GIVEN MATERIAL:
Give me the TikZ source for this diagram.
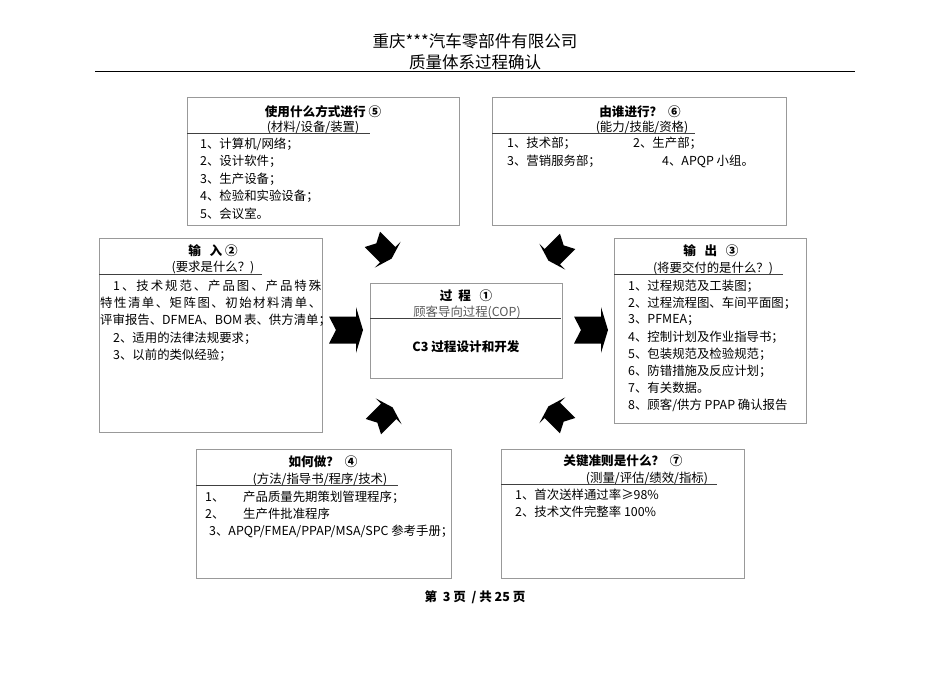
\documentclass[tikz,border=0pt]{standalone}
\usepackage{fontspec}
\setmainfont{Noto Sans CJK SC}
\ExplSyntaxOn
\NewDocumentCommand\spreadtext{mm}{\hbox~to~#1{\tl_map_inline:nn{#2}{##1\hfil}\unskip}}
\ExplSyntaxOff
\tikzset{
  box/.style={draw=black!40, line width=0.8pt, anchor=north west, inner sep=0pt},
  ttl/.style={font=\bfseries\fontsize{12.6}{14}\selectfont, inner sep=0pt},
  sub/.style={font=\fontsize{12.4}{14}\selectfont, inner sep=0pt},
  itm/.style={font=\fontsize{12.4}{14}\selectfont, inner sep=0pt, anchor=west},
  sepl/.style={draw=black!75, line width=0.8pt},
  blockarrow/.pic={\fill[black] (-17,13.5) -- (10,13.5) -- (10,23) -- (17,0) -- (10,-23) -- (10,-13.5) -- (-17,-13.5) -- (-10,0) -- cycle;}
}
\begin{document}
\begin{tikzpicture}[x=1pt,y=-1pt]
\useasboundingbox (0,0) rectangle (950,672);
\fill[white] (0,0) rectangle (950,672);
% header
\node[font=\fontsize{16.5}{18}\selectfont, inner sep=0pt] (h1) at (475,41) {重庆***汽车零部件有限公司};
\node[font=\fontsize{16.5}{18}\selectfont, inner sep=0pt] (h2) at (475,62) {质量体系过程确认};
\draw[line width=1.5pt] (95,71.5) -- (855,71.5);
% box 5
\node[box, minimum width=272pt, minimum height=128pt] (b5) at (187,97) {};
\node[ttl] (t5) at (323,112) {使用什么方式进行\ ⑤};
\node[sub] (s5) at (313,127) {(材料/设备/装置)};
\draw[sepl] (187,133) -- (370,133);
\node[itm] (i51) at (200,144) {1、计算机/网络；};
\node[itm] (i52) at (200,161.5) {2、设计软件；};
\node[itm] (i53) at (200,179) {3、生产设备；};
\node[itm] (i54) at (200,196.5) {4、检验和实验设备；};
\node[itm] (i55) at (200,214) {5、会议室。};
% box 6
\node[box, minimum width=294pt, minimum height=128pt] (b6) at (492,97) {};
\node[ttl] (t6) at (640,112) {由谁进行？\ \ ⑥};
\node[sub] (s6) at (642,127) {(能力/技能/资格)};
\draw[sepl] (492,133) -- (695,133);
\node[itm] (i61) at (507,143.5) {1、技术部；};
\node[itm] (i62) at (633,143.5) {2、生产部；};
\node[itm] (i63) at (507,161) {3、营销服务部；};
\node[itm] (i64) at (662,161) {4、APQP 小组。};
% box 2
\node[box, minimum width=223pt, minimum height=194pt] (b2) at (99,238) {};
\node[ttl] (t2) at (213,251) {输\ \ \ 入\ ②};
\node[sub] (s2) at (213,268) {(要求是什么？)};
\draw[sepl] (99,274) -- (262,274);
\node[itm] (i21) at (113,285.5) {\spreadtext{208pt}{1、技术规范、产品图、产品特殊}};
\node[itm] (i22) at (100,303) {\spreadtext{221pt}{特性清单、矩阵图、初始材料清单、}};
\node[itm] (i23) at (100,320.5) {\spreadtext{221pt}{评审报告、{DFMEA}、{BOM 表}、供方清单；}};
\node[itm] (i24) at (113,338) {2、适用的法律法规要求；};
\node[itm] (i25) at (113,355) {3、以前的类似经验；};
% box 1 (process)
\node[box, minimum width=192pt, minimum height=95pt] (b1) at (370,283) {};
\node[ttl] (t1) at (466,296) {过\ \ 程\ \ \ ①};
\node[sub, text=black!65] (s1) at (467,312) {顾客导向过程(COP)};
\draw[sepl] (370,318.5) -- (561,318.5);
\node[ttl] (m1) at (466,346.5) {C3 过程设计和开发};
% box 3
\node[box, minimum width=192pt, minimum height=185pt] (b3) at (614,238) {};
\node[ttl] (t3) at (711,251) {输\ \ \ 出\ \ \ ③};
\node[sub] (s3) at (713,268) {(将要交付的是什么？)};
\draw[sepl] (614,274) -- (783,274);
\node[itm] (i31) at (628,286) {1、过程规范及工装图；};
\node[itm] (i32) at (628,303) {2、过程流程图、车间平面图；};
\node[itm] (i33) at (628,320) {3、PFMEA；};
\node[itm] (i34) at (628,337) {4、控制计划及作业指导书；};
\node[itm] (i35) at (628,354) {5、包装规范及检验规范；};
\node[itm] (i36) at (628,371) {6、防错措施及反应计划；};
\node[itm] (i37) at (628,388) {7、有关数据。};
\node[itm] (i38) at (628,405) {8、顾客/供方 PPAP 确认报告};
% box 4
\node[box, minimum width=255pt, minimum height=129pt] (b4) at (196,449) {};
\node[ttl] (t4) at (323,462) {如何做？\ \ ④};
\node[sub] (s4) at (320,479) {(方法/指导书/程序/技术)};
\draw[sepl] (196,485.5) -- (398,485.5);
\node[itm] (i41) at (205,497) {1、};
\node[itm] (i41b) at (243,497) {产品质量先期策划管理程序；};
\node[itm] (i42) at (205,514) {2、};
\node[itm] (i42b) at (243,514) {生产件批准程序};
\node[itm] (i43) at (209,531) {3、APQP/FMEA/PPAP/MSA/SPC 参考手册；};
% box 7
\node[box, minimum width=243pt, minimum height=129pt] (b7) at (501,449) {};
\node[ttl] (t7) at (623,461) {关键准则是什么？\ \ ⑦};
\node[sub] (s7) at (647,478) {(测量/评估/绩效/指标)};
\draw[sepl] (501,484) -- (717,484);
\node[itm] (i71) at (515,495) {1、首次送样通过率≥98\%};
\node[itm] (i72) at (515,512) {2、技术文件完整率 100\%};
% arrows
\pic at (346,330) {blockarrow};
\pic at (591,330) {blockarrow};
\pic[rotate=-45, scale=0.8] at (382,249) {blockarrow};
\pic[rotate=-135, scale=0.8] at (558,251) {blockarrow};
\pic[rotate=45, scale=0.8] at (383,417) {blockarrow};
\pic[rotate=135, scale=0.8] at (558,416) {blockarrow};
% footer
\node[font=\bfseries\fontsize{12.5}{14}\selectfont, inner sep=0pt] (ft) at (475,597) {第\ \ 3 页\ \ / 共 25 页};
\end{tikzpicture}
\end{document}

WHAT THE TASK REQUIRES:
Write out the data precisely as given, excluding the pictures.

COMPLETE ANSWER:
Give me the TikZ source for this diagram.
\documentclass[tikz,border=0pt]{standalone}
\usepackage{fontspec}
\setmainfont{Noto Sans CJK SC}
\ExplSyntaxOn
\NewDocumentCommand\spreadtext{mm}{\hbox~to~#1{\tl_map_inline:nn{#2}{##1\hfil}\unskip}}
\ExplSyntaxOff
\tikzset{
  box/.style={draw=black!40, line width=0.8pt, anchor=north west, inner sep=0pt},
  ttl/.style={font=\bfseries\fontsize{12.6}{14}\selectfont, inner sep=0pt},
  sub/.style={font=\fontsize{12.4}{14}\selectfont, inner sep=0pt},
  itm/.style={font=\fontsize{12.4}{14}\selectfont, inner sep=0pt, anchor=west},
  sepl/.style={draw=black!75, line width=0.8pt},
  blockarrow/.pic={\fill[black] (-17,13.5) -- (10,13.5) -- (10,23) -- (17,0) -- (10,-23) -- (10,-13.5) -- (-17,-13.5) -- (-10,0) -- cycle;}
}
\begin{document}
\begin{tikzpicture}[x=1pt,y=-1pt]
\useasboundingbox (0,0) rectangle (950,672);
\fill[white] (0,0) rectangle (950,672);
% header
\node[font=\fontsize{16.5}{18}\selectfont, inner sep=0pt] (h1) at (475,41) {重庆***汽车零部件有限公司};
\node[font=\fontsize{16.5}{18}\selectfont, inner sep=0pt] (h2) at (475,62) {质量体系过程确认};
\draw[line width=1.5pt] (95,71.5) -- (855,71.5);
% box 5
\node[box, minimum width=272pt, minimum height=128pt] (b5) at (187,97) {};
\node[ttl] (t5) at (323,112) {使用什么方式进行\ ⑤};
\node[sub] (s5) at (313,127) {(材料/设备/装置)};
\draw[sepl] (187,133) -- (370,133);
\node[itm] (i51) at (200,144) {1、计算机/网络；};
\node[itm] (i52) at (200,161.5) {2、设计软件；};
\node[itm] (i53) at (200,179) {3、生产设备；};
\node[itm] (i54) at (200,196.5) {4、检验和实验设备；};
\node[itm] (i55) at (200,214) {5、会议室。};
% box 6
\node[box, minimum width=294pt, minimum height=128pt] (b6) at (492,97) {};
\node[ttl] (t6) at (640,112) {由谁进行？\ \ ⑥};
\node[sub] (s6) at (642,127) {(能力/技能/资格)};
\draw[sepl] (492,133) -- (695,133);
\node[itm] (i61) at (507,143.5) {1、技术部；};
\node[itm] (i62) at (633,143.5) {2、生产部；};
\node[itm] (i63) at (507,161) {3、营销服务部；};
\node[itm] (i64) at (662,161) {4、APQP 小组。};
% box 2
\node[box, minimum width=223pt, minimum height=194pt] (b2) at (99,238) {};
\node[ttl] (t2) at (213,251) {输\ \ \ 入\ ②};
\node[sub] (s2) at (213,268) {(要求是什么？)};
\draw[sepl] (99,274) -- (262,274);
\node[itm] (i21) at (113,285.5) {\spreadtext{208pt}{1、技术规范、产品图、产品特殊}};
\node[itm] (i22) at (100,303) {\spreadtext{221pt}{特性清单、矩阵图、初始材料清单、}};
\node[itm] (i23) at (100,320.5) {\spreadtext{221pt}{评审报告、{DFMEA}、{BOM 表}、供方清单；}};
\node[itm] (i24) at (113,338) {2、适用的法律法规要求；};
\node[itm] (i25) at (113,355) {3、以前的类似经验；};
% box 1 (process)
\node[box, minimum width=192pt, minimum height=95pt] (b1) at (370,283) {};
\node[ttl] (t1) at (466,296) {过\ \ 程\ \ \ ①};
\node[sub, text=black!65] (s1) at (467,312) {顾客导向过程(COP)};
\draw[sepl] (370,318.5) -- (561,318.5);
\node[ttl] (m1) at (466,346.5) {C3 过程设计和开发};
% box 3
\node[box, minimum width=192pt, minimum height=185pt] (b3) at (614,238) {};
\node[ttl] (t3) at (711,251) {输\ \ \ 出\ \ \ ③};
\node[sub] (s3) at (713,268) {(将要交付的是什么？)};
\draw[sepl] (614,274) -- (783,274);
\node[itm] (i31) at (628,286) {1、过程规范及工装图；};
\node[itm] (i32) at (628,303) {2、过程流程图、车间平面图；};
\node[itm] (i33) at (628,320) {3、PFMEA；};
\node[itm] (i34) at (628,337) {4、控制计划及作业指导书；};
\node[itm] (i35) at (628,354) {5、包装规范及检验规范；};
\node[itm] (i36) at (628,371) {6、防错措施及反应计划；};
\node[itm] (i37) at (628,388) {7、有关数据。};
\node[itm] (i38) at (628,405) {8、顾客/供方 PPAP 确认报告};
% box 4
\node[box, minimum width=255pt, minimum height=129pt] (b4) at (196,449) {};
\node[ttl] (t4) at (323,462) {如何做？\ \ ④};
\node[sub] (s4) at (320,479) {(方法/指导书/程序/技术)};
\draw[sepl] (196,485.5) -- (398,485.5);
\node[itm] (i41) at (205,497) {1、};
\node[itm] (i41b) at (243,497) {产品质量先期策划管理程序；};
\node[itm] (i42) at (205,514) {2、};
\node[itm] (i42b) at (243,514) {生产件批准程序};
\node[itm] (i43) at (209,531) {3、APQP/FMEA/PPAP/MSA/SPC 参考手册；};
% box 7
\node[box, minimum width=243pt, minimum height=129pt] (b7) at (501,449) {};
\node[ttl] (t7) at (623,461) {关键准则是什么？\ \ ⑦};
\node[sub] (s7) at (647,478) {(测量/评估/绩效/指标)};
\draw[sepl] (501,484) -- (717,484);
\node[itm] (i71) at (515,495) {1、首次送样通过率≥98\%};
\node[itm] (i72) at (515,512) {2、技术文件完整率 100\%};
% arrows
\pic at (346,330) {blockarrow};
\pic at (591,330) {blockarrow};
\pic[rotate=-45, scale=0.8] at (382,249) {blockarrow};
\pic[rotate=-135, scale=0.8] at (558,251) {blockarrow};
\pic[rotate=45, scale=0.8] at (383,417) {blockarrow};
\pic[rotate=135, scale=0.8] at (558,416) {blockarrow};
% footer
\node[font=\bfseries\fontsize{12.5}{14}\selectfont, inner sep=0pt] (ft) at (475,597) {第\ \ 3 页\ \ / 共 25 页};
\end{tikzpicture}
\end{document}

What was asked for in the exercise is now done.